Task brief: Write out exactly the lines from the line with "The picture is" through the line with "doses = ['0', '1', '8', '64']", including both, and nothing more.

Supplied material:
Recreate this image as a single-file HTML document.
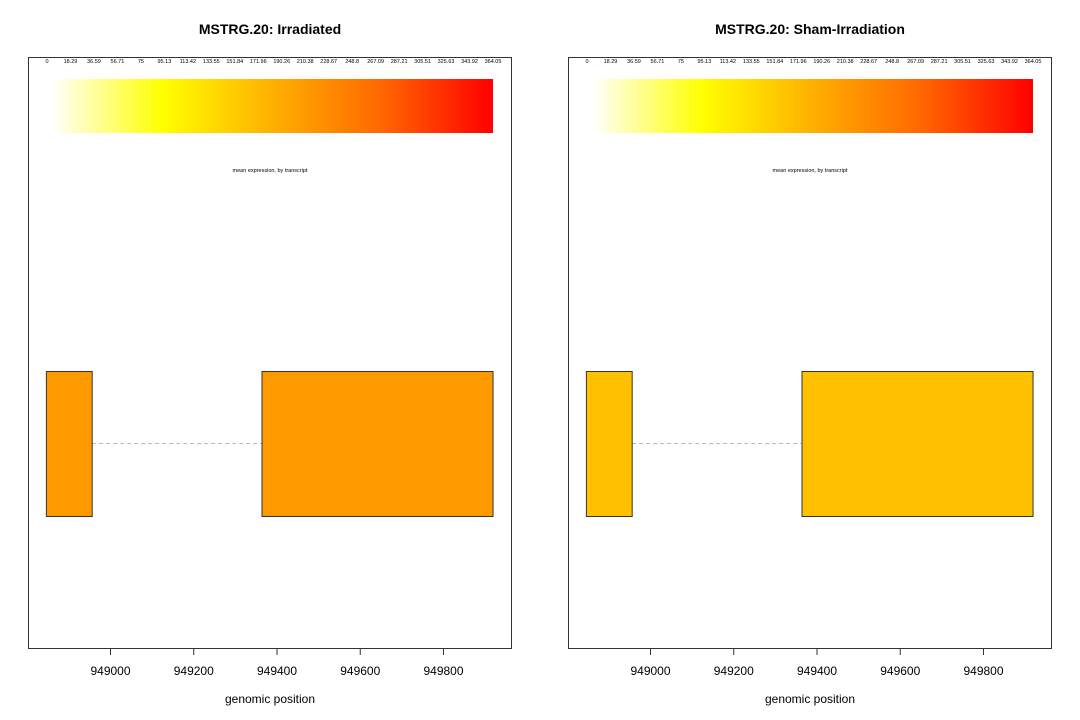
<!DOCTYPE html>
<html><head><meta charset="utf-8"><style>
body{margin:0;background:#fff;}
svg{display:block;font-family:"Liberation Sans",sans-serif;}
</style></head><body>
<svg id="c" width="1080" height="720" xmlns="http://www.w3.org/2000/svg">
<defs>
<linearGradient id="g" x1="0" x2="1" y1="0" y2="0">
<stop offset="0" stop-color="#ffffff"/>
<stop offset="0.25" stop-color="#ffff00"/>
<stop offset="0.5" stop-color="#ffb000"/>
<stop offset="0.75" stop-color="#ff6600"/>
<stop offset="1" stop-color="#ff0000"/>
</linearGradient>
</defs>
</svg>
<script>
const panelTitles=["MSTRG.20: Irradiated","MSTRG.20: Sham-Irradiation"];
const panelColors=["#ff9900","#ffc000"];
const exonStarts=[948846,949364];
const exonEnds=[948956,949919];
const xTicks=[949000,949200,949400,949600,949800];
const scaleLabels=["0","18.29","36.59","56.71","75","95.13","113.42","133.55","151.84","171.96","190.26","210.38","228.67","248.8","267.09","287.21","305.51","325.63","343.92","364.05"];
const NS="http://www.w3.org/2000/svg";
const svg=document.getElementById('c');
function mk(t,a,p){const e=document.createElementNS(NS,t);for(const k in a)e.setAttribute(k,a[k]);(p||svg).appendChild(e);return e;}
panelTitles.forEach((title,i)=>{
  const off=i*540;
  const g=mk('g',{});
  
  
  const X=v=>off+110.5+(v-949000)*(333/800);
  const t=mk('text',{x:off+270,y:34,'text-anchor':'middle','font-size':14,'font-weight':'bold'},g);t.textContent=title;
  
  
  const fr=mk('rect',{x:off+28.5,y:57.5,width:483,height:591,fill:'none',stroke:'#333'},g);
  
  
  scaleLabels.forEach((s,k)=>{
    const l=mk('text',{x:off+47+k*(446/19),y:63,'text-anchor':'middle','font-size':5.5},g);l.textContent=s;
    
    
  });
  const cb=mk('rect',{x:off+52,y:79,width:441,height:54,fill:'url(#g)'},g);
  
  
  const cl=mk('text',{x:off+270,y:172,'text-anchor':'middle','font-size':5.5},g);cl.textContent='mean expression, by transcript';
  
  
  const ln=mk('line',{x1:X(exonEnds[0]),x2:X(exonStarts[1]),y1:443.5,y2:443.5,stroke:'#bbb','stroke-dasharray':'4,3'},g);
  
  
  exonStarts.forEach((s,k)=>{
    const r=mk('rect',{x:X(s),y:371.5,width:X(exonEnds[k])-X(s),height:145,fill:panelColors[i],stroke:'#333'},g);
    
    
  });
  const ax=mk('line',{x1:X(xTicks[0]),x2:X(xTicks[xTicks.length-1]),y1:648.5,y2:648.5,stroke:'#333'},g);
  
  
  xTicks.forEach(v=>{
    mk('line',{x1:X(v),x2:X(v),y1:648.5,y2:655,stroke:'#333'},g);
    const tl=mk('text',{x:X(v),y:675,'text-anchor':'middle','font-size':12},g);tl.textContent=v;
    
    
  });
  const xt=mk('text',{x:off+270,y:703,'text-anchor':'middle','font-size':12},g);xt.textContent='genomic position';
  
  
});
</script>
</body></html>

* * *

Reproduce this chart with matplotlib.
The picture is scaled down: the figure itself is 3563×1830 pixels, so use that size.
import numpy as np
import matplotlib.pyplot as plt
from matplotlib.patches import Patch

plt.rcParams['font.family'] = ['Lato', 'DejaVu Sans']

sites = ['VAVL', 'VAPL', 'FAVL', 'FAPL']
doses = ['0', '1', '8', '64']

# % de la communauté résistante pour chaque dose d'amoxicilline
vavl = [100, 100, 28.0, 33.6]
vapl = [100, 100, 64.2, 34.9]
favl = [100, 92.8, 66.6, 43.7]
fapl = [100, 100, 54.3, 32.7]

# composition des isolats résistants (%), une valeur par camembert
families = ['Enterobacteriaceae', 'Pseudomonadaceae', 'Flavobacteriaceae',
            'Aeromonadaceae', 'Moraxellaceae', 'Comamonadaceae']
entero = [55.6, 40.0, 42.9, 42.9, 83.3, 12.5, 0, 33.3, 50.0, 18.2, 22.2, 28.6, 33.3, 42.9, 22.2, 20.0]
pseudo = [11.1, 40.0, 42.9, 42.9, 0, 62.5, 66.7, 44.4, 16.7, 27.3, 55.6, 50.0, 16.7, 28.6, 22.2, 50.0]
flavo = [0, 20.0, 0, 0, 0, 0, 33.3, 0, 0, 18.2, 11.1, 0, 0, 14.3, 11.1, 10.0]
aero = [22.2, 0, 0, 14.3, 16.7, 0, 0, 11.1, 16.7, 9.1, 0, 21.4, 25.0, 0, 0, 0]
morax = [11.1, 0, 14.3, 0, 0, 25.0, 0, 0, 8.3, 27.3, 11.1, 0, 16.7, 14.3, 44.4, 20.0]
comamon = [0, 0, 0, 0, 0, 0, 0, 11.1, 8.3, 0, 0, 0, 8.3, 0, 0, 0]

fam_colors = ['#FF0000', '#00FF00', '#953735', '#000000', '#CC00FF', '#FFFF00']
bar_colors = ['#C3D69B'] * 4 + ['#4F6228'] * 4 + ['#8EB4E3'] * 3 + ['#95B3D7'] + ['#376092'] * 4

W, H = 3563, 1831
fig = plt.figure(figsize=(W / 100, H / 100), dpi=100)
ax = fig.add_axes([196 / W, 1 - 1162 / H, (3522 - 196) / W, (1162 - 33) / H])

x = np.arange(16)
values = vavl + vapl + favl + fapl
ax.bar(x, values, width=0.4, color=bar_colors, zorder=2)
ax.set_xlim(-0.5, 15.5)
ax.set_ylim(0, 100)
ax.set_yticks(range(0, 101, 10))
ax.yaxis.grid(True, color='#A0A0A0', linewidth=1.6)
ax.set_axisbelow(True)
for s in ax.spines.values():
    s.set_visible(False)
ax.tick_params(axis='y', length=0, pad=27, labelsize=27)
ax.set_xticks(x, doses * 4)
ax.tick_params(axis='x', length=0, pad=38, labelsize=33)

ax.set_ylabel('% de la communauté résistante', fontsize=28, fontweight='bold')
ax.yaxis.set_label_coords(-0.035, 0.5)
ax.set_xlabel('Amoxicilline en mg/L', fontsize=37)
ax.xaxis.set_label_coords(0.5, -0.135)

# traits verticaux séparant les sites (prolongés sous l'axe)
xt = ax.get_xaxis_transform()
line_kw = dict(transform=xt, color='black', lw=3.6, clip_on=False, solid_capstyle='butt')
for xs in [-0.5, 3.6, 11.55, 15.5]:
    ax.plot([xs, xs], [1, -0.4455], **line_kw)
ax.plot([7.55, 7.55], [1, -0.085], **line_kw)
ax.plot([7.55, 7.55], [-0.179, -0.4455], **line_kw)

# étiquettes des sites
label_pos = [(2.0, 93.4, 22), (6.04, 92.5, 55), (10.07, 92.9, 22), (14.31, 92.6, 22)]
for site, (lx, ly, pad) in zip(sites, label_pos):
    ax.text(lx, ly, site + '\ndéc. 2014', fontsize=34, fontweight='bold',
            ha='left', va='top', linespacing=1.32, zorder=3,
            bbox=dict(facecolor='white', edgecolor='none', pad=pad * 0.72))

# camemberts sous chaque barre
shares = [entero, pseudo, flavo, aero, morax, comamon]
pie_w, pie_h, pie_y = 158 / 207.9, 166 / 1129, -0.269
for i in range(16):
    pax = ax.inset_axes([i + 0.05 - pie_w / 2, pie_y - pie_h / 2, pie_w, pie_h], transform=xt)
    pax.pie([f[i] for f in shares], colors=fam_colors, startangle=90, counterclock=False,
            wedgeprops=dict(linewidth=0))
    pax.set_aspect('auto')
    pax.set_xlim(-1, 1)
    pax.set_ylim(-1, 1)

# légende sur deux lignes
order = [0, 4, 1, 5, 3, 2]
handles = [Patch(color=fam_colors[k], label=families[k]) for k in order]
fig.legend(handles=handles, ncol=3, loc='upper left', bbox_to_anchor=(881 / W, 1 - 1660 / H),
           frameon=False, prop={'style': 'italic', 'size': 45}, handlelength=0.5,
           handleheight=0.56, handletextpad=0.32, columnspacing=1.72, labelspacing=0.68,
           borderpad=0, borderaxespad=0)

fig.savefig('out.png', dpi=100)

Answer to this exercise:
The picture is scaled down: the figure itself is 3563×1830 pixels, so use that size.
import numpy as np
import matplotlib.pyplot as plt
from matplotlib.patches import Patch

plt.rcParams['font.family'] = ['Lato', 'DejaVu Sans']

sites = ['VAVL', 'VAPL', 'FAVL', 'FAPL']
doses = ['0', '1', '8', '64']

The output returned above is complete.